Development Services spokesman Todd Walker noted that the agency has not yet provided an official recommendation to the Ohio Tax Credit Authority.

“The Tax Credit Authority will make the final determination on whether or not a refund of tax credits issued is required, and if so, how much,” he said. The matter, he said, would be addressed at a future tax authority meeting.

The next meeting is scheduled for July 27.

State Rep. Michele Lepore-Hagan, D-Youngstown, specified in a statement that any funds the state collects from GM should be returned to the Mahoning Valley.

“They [GM] left us in the dust and the dirt. If the state makes good on collecting these funds, they must come back here to the Valley,” she said. “These workers deserve the Ohio promise of better jobs, brighter futures and an economy that works for everyone.”
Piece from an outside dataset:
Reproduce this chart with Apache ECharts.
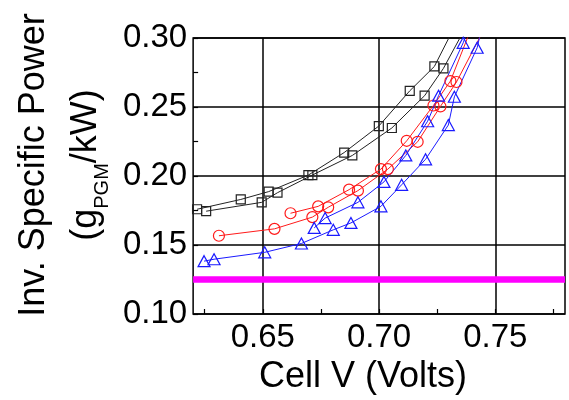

In January 2009, GM and the state signed a deal awarding the automaker a 75% job creation tax credit worth $14.2 million. In return, GM promised to add at least 200 jobs and continue operations at Lordstown until 2039. Another agreement gave GM a 75% job retention tax credit worth $46.1 million with the pledge that GM would maintain 3,700 jobs at Lordstown and produce vehicles there until 2027.

“They gave GM that money under the premise that they would stay in the Valley for 30 years,” said Tim O’Hara, president of United Auto Workers Local 1112, which once represented hourly workers at the Lordstown Complex. “I fully support what the state is trying to do.”
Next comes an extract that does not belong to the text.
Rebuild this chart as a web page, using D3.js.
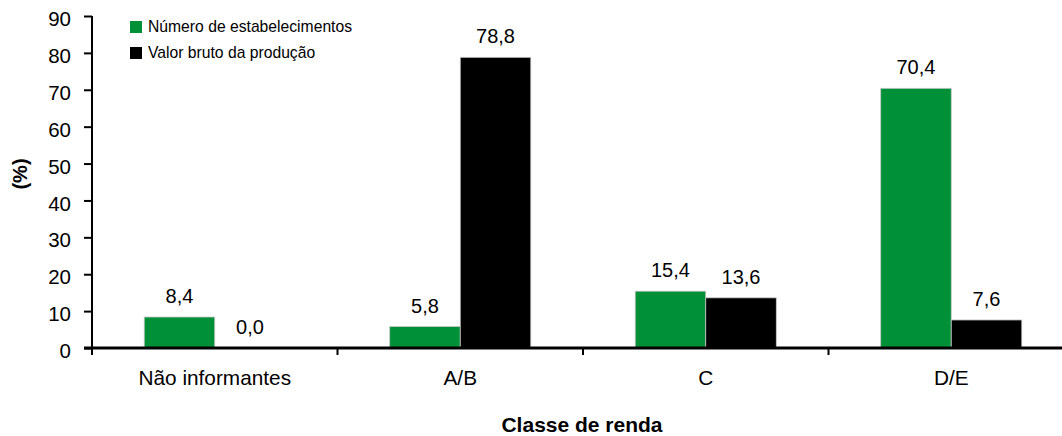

O’Hara disputes GM’s argument that market conditions and sagging demand for the Cruze precipitated Lordstown’s closure. “I don’t buy their market share excuse,” he said. “I talk to dealers all the time and they lament the fact that they don’t have that car to sell anymore.”

The union leader also said that while the addition of a battery manufacturing plant is positive, the facility would employ fewer workers who are paid a lower wage than Lordstown Assembly employees. “The state is more than within their rights to come after that money.”
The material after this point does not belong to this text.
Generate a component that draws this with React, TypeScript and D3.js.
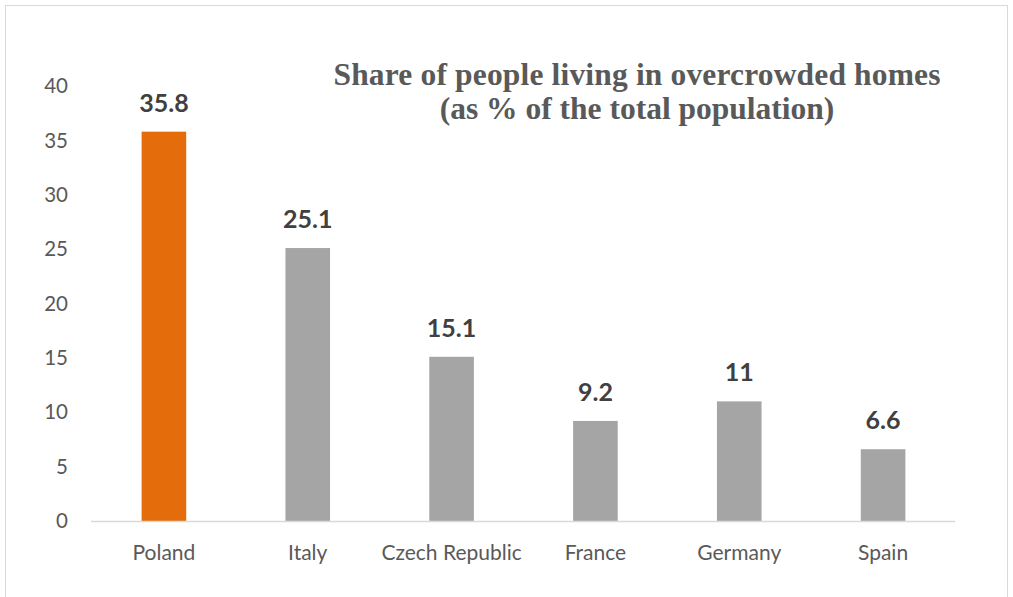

State Sen. Sean O’Brien, D-32 Bazetta, said the administration has been in discussions on how much the state should take back. He doesn’t support GM repaying the entire $60 million it owes but believes the automaker should refund a portion.

While some in state government are arguing for the entire amount to be returned, “I don’t know if that’s feasible,” O’Brien cautioned.

He pointed to the new battery plant as a factor that needs to be considered. “They’re still having a huge investment here. We want to see that happen,” he said.

John Moliterno, executive director of the Western Reserve Port Authority, said state officials should be attentive to taxpayers’ interests but also assess any impact of clawbacks before making a determination.

“I certainly have no problem with the state as it moves into the future being careful with the inducements it passes out. They’re dealing with taxpayer dollars, as we are, so it’s important,” Moliterno said. “They have a responsibility to the people in the state of Ohio to be prudent with those dollars.”

He said the region is excited about the battery-plant venture, the electric vehicle startup Lordstown Motors, and the prospect of the Mahoning Valley as a hub for the modern automotive industry. “The future is electric vehicles and we’re excited to be a part of that.”

Lordstown Mayor Arno Hill agreed, and added that any decision regarding GM must be weighed carefully against the automaker’s existing and future investments in Ohio and Lordstown.

“To go after them for $60 million when they’ve committed to $2.3 billion, what’s the bigger issue?” he asked rhetorically.

Hill also said he doesn’t expect any potential clawback effort to have a chilling effect on future development. Indeed, GM’s commitment to the Valley in the aftermath of Lordstown is refreshing when compared to other firms that have received public money only to completely abandon the region.

“How many companies come in, accept funds, and they bail, never to be seen or heard from again?” Hill said.

Pictured at top: The former General Motors Lordstown plant was operating three shifts when these Chevy Cruzes rolled off the assembly line.